WHAT THE TASK REQUIRES:
Repeat all of the material below exactly as written, images excluded.

PROVIDED MATERIAL:
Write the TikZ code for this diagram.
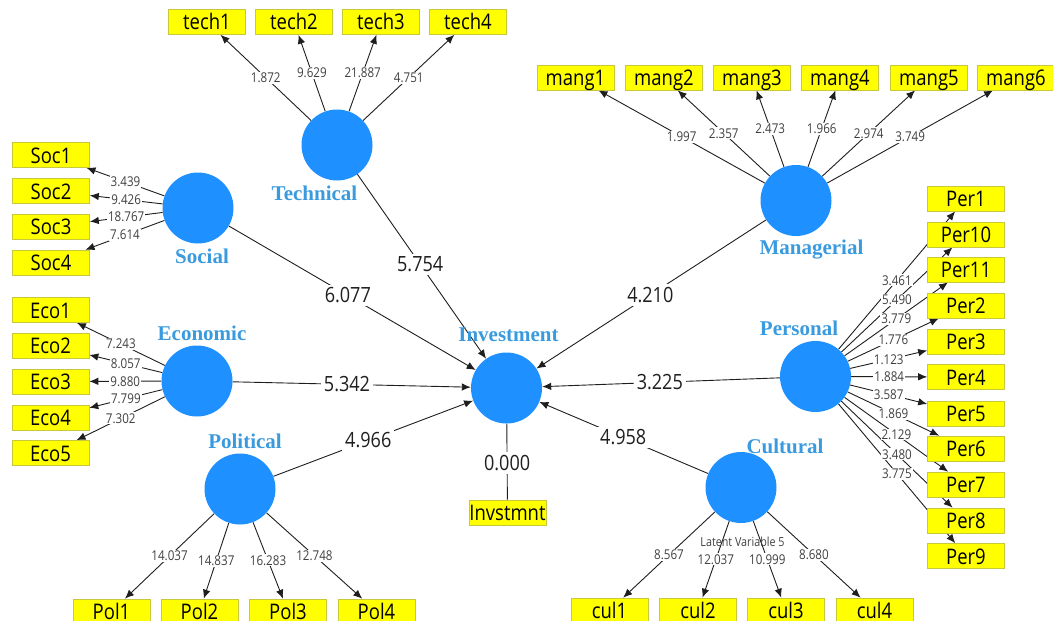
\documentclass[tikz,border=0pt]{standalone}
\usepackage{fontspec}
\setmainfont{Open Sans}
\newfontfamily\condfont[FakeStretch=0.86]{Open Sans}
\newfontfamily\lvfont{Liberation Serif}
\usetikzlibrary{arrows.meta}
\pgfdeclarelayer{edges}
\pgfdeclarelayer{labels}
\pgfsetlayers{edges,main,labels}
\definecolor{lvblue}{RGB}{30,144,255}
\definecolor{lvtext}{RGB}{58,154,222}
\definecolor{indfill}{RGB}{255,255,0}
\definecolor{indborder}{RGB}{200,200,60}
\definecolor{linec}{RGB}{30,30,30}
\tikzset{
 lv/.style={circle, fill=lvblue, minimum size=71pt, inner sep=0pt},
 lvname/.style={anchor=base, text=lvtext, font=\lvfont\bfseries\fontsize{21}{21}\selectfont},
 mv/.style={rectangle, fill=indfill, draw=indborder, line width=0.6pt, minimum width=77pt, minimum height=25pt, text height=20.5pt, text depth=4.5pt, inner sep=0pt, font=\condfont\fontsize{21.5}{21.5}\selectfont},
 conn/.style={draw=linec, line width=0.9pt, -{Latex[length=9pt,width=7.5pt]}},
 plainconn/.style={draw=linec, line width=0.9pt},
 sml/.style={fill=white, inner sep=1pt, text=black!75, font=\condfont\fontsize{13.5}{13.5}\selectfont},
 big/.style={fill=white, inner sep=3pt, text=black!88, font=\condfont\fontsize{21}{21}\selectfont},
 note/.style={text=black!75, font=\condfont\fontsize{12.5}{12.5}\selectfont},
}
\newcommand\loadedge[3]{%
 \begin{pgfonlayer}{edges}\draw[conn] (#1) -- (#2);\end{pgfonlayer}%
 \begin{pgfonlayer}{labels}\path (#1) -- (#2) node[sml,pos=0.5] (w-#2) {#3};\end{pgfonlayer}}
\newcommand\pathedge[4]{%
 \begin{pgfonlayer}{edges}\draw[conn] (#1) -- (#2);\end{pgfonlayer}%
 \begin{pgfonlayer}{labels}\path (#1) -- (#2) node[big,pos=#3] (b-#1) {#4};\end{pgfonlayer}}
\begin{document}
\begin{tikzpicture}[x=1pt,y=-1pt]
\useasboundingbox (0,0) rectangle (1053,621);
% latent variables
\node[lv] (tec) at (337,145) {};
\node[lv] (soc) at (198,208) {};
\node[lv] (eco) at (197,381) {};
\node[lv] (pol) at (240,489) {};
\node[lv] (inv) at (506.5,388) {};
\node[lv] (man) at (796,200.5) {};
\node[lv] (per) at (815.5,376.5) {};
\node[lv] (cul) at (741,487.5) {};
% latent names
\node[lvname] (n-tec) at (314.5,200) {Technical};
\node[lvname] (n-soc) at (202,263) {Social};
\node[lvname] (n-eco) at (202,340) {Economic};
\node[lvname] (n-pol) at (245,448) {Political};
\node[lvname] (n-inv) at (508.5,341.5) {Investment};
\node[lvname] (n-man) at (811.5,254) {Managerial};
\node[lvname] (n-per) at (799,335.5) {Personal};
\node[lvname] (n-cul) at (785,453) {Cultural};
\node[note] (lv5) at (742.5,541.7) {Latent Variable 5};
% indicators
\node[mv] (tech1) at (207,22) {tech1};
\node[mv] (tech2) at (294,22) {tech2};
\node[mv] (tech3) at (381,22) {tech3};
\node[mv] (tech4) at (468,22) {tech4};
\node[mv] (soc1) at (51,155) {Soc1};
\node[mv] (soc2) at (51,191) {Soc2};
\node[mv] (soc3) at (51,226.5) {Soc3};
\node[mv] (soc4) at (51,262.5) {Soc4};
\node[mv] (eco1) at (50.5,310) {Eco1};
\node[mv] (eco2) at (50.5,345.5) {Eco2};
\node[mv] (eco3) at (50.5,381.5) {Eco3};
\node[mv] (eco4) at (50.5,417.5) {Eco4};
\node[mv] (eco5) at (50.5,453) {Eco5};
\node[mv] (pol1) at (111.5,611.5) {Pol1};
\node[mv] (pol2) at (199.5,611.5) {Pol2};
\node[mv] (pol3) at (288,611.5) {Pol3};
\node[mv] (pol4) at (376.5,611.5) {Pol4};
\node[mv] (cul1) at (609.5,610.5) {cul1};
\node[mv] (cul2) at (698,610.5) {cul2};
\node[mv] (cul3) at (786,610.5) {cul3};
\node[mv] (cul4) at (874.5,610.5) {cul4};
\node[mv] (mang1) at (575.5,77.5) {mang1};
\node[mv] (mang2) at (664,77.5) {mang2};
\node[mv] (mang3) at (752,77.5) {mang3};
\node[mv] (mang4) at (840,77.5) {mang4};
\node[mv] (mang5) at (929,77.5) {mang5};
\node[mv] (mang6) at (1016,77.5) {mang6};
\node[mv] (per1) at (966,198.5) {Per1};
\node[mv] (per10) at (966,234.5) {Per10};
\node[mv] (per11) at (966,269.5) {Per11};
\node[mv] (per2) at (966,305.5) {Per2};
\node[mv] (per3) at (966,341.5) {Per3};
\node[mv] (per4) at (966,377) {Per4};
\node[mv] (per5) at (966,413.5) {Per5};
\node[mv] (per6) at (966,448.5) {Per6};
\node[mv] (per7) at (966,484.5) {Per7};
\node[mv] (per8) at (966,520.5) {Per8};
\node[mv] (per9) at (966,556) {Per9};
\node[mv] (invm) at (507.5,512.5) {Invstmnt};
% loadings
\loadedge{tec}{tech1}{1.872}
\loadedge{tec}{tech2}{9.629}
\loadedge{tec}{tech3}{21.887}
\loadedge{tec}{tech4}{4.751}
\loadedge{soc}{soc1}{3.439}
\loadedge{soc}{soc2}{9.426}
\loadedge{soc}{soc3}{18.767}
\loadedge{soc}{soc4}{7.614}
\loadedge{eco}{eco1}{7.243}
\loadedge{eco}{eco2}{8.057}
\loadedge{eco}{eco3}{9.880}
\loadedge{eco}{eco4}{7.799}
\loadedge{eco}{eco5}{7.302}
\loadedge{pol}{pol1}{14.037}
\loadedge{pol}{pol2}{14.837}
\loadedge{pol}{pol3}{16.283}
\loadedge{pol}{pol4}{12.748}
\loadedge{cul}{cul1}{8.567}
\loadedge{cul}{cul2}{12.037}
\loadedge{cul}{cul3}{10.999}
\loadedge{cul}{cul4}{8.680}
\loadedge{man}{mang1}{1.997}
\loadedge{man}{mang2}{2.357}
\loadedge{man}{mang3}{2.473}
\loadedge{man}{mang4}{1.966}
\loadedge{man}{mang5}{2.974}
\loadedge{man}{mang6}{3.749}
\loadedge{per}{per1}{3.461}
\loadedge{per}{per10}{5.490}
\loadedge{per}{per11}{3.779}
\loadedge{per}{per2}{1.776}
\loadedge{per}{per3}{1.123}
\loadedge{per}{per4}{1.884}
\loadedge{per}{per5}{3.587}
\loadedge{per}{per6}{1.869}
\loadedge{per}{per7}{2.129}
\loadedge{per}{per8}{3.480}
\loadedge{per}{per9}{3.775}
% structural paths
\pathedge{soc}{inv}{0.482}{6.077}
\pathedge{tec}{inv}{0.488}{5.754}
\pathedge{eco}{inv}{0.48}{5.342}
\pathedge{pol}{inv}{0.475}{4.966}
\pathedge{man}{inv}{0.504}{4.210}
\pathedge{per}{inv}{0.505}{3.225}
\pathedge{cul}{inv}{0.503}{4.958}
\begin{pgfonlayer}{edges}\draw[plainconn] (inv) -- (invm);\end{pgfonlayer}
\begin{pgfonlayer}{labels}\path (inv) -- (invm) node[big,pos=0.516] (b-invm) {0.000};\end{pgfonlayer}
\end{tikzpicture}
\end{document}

SOLUTION FOR THIS TASK:
Write the TikZ code for this diagram.
\documentclass[tikz,border=0pt]{standalone}
\usepackage{fontspec}
\setmainfont{Open Sans}
\newfontfamily\condfont[FakeStretch=0.86]{Open Sans}
\newfontfamily\lvfont{Liberation Serif}
\usetikzlibrary{arrows.meta}
\pgfdeclarelayer{edges}
\pgfdeclarelayer{labels}
\pgfsetlayers{edges,main,labels}
\definecolor{lvblue}{RGB}{30,144,255}
\definecolor{lvtext}{RGB}{58,154,222}
\definecolor{indfill}{RGB}{255,255,0}
\definecolor{indborder}{RGB}{200,200,60}
\definecolor{linec}{RGB}{30,30,30}
\tikzset{
 lv/.style={circle, fill=lvblue, minimum size=71pt, inner sep=0pt},
 lvname/.style={anchor=base, text=lvtext, font=\lvfont\bfseries\fontsize{21}{21}\selectfont},
 mv/.style={rectangle, fill=indfill, draw=indborder, line width=0.6pt, minimum width=77pt, minimum height=25pt, text height=20.5pt, text depth=4.5pt, inner sep=0pt, font=\condfont\fontsize{21.5}{21.5}\selectfont},
 conn/.style={draw=linec, line width=0.9pt, -{Latex[length=9pt,width=7.5pt]}},
 plainconn/.style={draw=linec, line width=0.9pt},
 sml/.style={fill=white, inner sep=1pt, text=black!75, font=\condfont\fontsize{13.5}{13.5}\selectfont},
 big/.style={fill=white, inner sep=3pt, text=black!88, font=\condfont\fontsize{21}{21}\selectfont},
 note/.style={text=black!75, font=\condfont\fontsize{12.5}{12.5}\selectfont},
}
\newcommand\loadedge[3]{%
 \begin{pgfonlayer}{edges}\draw[conn] (#1) -- (#2);\end{pgfonlayer}%
 \begin{pgfonlayer}{labels}\path (#1) -- (#2) node[sml,pos=0.5] (w-#2) {#3};\end{pgfonlayer}}
\newcommand\pathedge[4]{%
 \begin{pgfonlayer}{edges}\draw[conn] (#1) -- (#2);\end{pgfonlayer}%
 \begin{pgfonlayer}{labels}\path (#1) -- (#2) node[big,pos=#3] (b-#1) {#4};\end{pgfonlayer}}
\begin{document}
\begin{tikzpicture}[x=1pt,y=-1pt]
\useasboundingbox (0,0) rectangle (1053,621);
% latent variables
\node[lv] (tec) at (337,145) {};
\node[lv] (soc) at (198,208) {};
\node[lv] (eco) at (197,381) {};
\node[lv] (pol) at (240,489) {};
\node[lv] (inv) at (506.5,388) {};
\node[lv] (man) at (796,200.5) {};
\node[lv] (per) at (815.5,376.5) {};
\node[lv] (cul) at (741,487.5) {};
% latent names
\node[lvname] (n-tec) at (314.5,200) {Technical};
\node[lvname] (n-soc) at (202,263) {Social};
\node[lvname] (n-eco) at (202,340) {Economic};
\node[lvname] (n-pol) at (245,448) {Political};
\node[lvname] (n-inv) at (508.5,341.5) {Investment};
\node[lvname] (n-man) at (811.5,254) {Managerial};
\node[lvname] (n-per) at (799,335.5) {Personal};
\node[lvname] (n-cul) at (785,453) {Cultural};
\node[note] (lv5) at (742.5,541.7) {Latent Variable 5};
% indicators
\node[mv] (tech1) at (207,22) {tech1};
\node[mv] (tech2) at (294,22) {tech2};
\node[mv] (tech3) at (381,22) {tech3};
\node[mv] (tech4) at (468,22) {tech4};
\node[mv] (soc1) at (51,155) {Soc1};
\node[mv] (soc2) at (51,191) {Soc2};
\node[mv] (soc3) at (51,226.5) {Soc3};
\node[mv] (soc4) at (51,262.5) {Soc4};
\node[mv] (eco1) at (50.5,310) {Eco1};
\node[mv] (eco2) at (50.5,345.5) {Eco2};
\node[mv] (eco3) at (50.5,381.5) {Eco3};
\node[mv] (eco4) at (50.5,417.5) {Eco4};
\node[mv] (eco5) at (50.5,453) {Eco5};
\node[mv] (pol1) at (111.5,611.5) {Pol1};
\node[mv] (pol2) at (199.5,611.5) {Pol2};
\node[mv] (pol3) at (288,611.5) {Pol3};
\node[mv] (pol4) at (376.5,611.5) {Pol4};
\node[mv] (cul1) at (609.5,610.5) {cul1};
\node[mv] (cul2) at (698,610.5) {cul2};
\node[mv] (cul3) at (786,610.5) {cul3};
\node[mv] (cul4) at (874.5,610.5) {cul4};
\node[mv] (mang1) at (575.5,77.5) {mang1};
\node[mv] (mang2) at (664,77.5) {mang2};
\node[mv] (mang3) at (752,77.5) {mang3};
\node[mv] (mang4) at (840,77.5) {mang4};
\node[mv] (mang5) at (929,77.5) {mang5};
\node[mv] (mang6) at (1016,77.5) {mang6};
\node[mv] (per1) at (966,198.5) {Per1};
\node[mv] (per10) at (966,234.5) {Per10};
\node[mv] (per11) at (966,269.5) {Per11};
\node[mv] (per2) at (966,305.5) {Per2};
\node[mv] (per3) at (966,341.5) {Per3};
\node[mv] (per4) at (966,377) {Per4};
\node[mv] (per5) at (966,413.5) {Per5};
\node[mv] (per6) at (966,448.5) {Per6};
\node[mv] (per7) at (966,484.5) {Per7};
\node[mv] (per8) at (966,520.5) {Per8};
\node[mv] (per9) at (966,556) {Per9};
\node[mv] (invm) at (507.5,512.5) {Invstmnt};
% loadings
\loadedge{tec}{tech1}{1.872}
\loadedge{tec}{tech2}{9.629}
\loadedge{tec}{tech3}{21.887}
\loadedge{tec}{tech4}{4.751}
\loadedge{soc}{soc1}{3.439}
\loadedge{soc}{soc2}{9.426}
\loadedge{soc}{soc3}{18.767}
\loadedge{soc}{soc4}{7.614}
\loadedge{eco}{eco1}{7.243}
\loadedge{eco}{eco2}{8.057}
\loadedge{eco}{eco3}{9.880}
\loadedge{eco}{eco4}{7.799}
\loadedge{eco}{eco5}{7.302}
\loadedge{pol}{pol1}{14.037}
\loadedge{pol}{pol2}{14.837}
\loadedge{pol}{pol3}{16.283}
\loadedge{pol}{pol4}{12.748}
\loadedge{cul}{cul1}{8.567}
\loadedge{cul}{cul2}{12.037}
\loadedge{cul}{cul3}{10.999}
\loadedge{cul}{cul4}{8.680}
\loadedge{man}{mang1}{1.997}
\loadedge{man}{mang2}{2.357}
\loadedge{man}{mang3}{2.473}
\loadedge{man}{mang4}{1.966}
\loadedge{man}{mang5}{2.974}
\loadedge{man}{mang6}{3.749}
\loadedge{per}{per1}{3.461}
\loadedge{per}{per10}{5.490}
\loadedge{per}{per11}{3.779}
\loadedge{per}{per2}{1.776}
\loadedge{per}{per3}{1.123}
\loadedge{per}{per4}{1.884}
\loadedge{per}{per5}{3.587}
\loadedge{per}{per6}{1.869}
\loadedge{per}{per7}{2.129}
\loadedge{per}{per8}{3.480}
\loadedge{per}{per9}{3.775}
% structural paths
\pathedge{soc}{inv}{0.482}{6.077}
\pathedge{tec}{inv}{0.488}{5.754}
\pathedge{eco}{inv}{0.48}{5.342}
\pathedge{pol}{inv}{0.475}{4.966}
\pathedge{man}{inv}{0.504}{4.210}
\pathedge{per}{inv}{0.505}{3.225}
\pathedge{cul}{inv}{0.503}{4.958}
\begin{pgfonlayer}{edges}\draw[plainconn] (inv) -- (invm);\end{pgfonlayer}
\begin{pgfonlayer}{labels}\path (inv) -- (invm) node[big,pos=0.516] (b-invm) {0.000};\end{pgfonlayer}
\end{tikzpicture}
\end{document}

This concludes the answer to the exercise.